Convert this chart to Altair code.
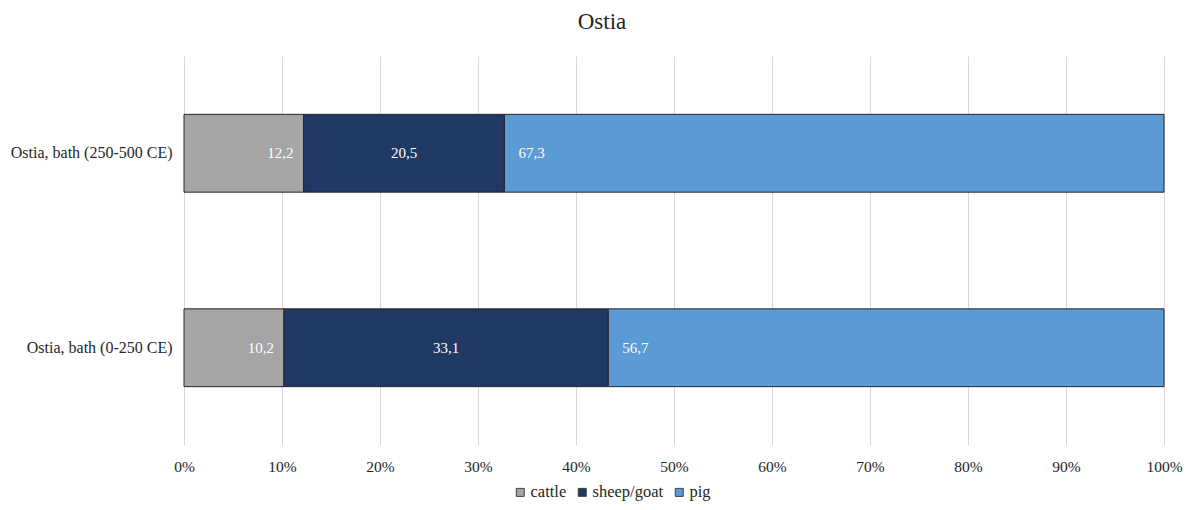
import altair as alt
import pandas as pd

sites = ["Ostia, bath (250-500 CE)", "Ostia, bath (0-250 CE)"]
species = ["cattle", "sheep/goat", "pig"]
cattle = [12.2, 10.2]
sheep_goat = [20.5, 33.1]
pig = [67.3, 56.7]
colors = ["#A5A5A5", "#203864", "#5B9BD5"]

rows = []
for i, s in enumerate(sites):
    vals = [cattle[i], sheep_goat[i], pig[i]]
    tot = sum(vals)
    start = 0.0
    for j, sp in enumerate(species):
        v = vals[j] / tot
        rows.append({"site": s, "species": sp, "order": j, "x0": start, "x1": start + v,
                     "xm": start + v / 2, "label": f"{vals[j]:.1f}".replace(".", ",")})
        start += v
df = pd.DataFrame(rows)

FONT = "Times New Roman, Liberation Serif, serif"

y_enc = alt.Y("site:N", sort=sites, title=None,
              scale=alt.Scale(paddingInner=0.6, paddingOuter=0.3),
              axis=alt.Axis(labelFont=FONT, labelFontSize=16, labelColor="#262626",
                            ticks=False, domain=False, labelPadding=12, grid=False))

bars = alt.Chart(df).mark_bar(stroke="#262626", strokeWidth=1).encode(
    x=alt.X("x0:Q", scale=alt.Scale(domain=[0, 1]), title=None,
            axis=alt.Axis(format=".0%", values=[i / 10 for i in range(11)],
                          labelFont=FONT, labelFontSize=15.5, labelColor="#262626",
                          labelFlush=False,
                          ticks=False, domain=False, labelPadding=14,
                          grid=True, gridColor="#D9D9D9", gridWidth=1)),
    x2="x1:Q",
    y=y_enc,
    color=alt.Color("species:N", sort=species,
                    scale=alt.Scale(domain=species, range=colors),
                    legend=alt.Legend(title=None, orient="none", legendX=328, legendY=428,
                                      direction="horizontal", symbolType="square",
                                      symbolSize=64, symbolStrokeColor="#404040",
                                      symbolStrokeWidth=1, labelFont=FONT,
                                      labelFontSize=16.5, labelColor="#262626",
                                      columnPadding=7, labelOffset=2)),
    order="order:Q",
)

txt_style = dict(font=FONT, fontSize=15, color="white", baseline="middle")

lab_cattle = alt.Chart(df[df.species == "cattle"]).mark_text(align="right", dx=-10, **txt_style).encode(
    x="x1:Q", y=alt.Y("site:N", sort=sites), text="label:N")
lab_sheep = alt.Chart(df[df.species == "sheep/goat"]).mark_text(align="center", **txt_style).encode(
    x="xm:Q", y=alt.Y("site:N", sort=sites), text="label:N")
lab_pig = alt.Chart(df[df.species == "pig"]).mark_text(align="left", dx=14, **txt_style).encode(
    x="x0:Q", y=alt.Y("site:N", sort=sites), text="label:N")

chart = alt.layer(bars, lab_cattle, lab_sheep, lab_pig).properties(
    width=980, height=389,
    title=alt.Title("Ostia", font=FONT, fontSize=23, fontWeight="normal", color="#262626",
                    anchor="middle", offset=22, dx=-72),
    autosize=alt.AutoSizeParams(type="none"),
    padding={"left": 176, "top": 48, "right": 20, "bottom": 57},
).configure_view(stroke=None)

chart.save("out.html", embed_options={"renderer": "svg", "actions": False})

========================================

THE REQUEST:
From the top of the listing above, repeat each line exactly until you reach the line containing "New Roman, Liberation", and repeat that one too. Leave the pictures out.

CORRECT OUTPUT:
Convert this chart to Altair code.
import altair as alt
import pandas as pd

sites = ["Ostia, bath (250-500 CE)", "Ostia, bath (0-250 CE)"]
species = ["cattle", "sheep/goat", "pig"]
cattle = [12.2, 10.2]
sheep_goat = [20.5, 33.1]
pig = [67.3, 56.7]
colors = ["#A5A5A5", "#203864", "#5B9BD5"]

rows = []
for i, s in enumerate(sites):
    vals = [cattle[i], sheep_goat[i], pig[i]]
    tot = sum(vals)
    start = 0.0
    for j, sp in enumerate(species):
        v = vals[j] / tot
        rows.append({"site": s, "species": sp, "order": j, "x0": start, "x1": start + v,
                     "xm": start + v / 2, "label": f"{vals[j]:.1f}".replace(".", ",")})
        start += v
df = pd.DataFrame(rows)

FONT = "Times New Roman, Liberation Serif, serif"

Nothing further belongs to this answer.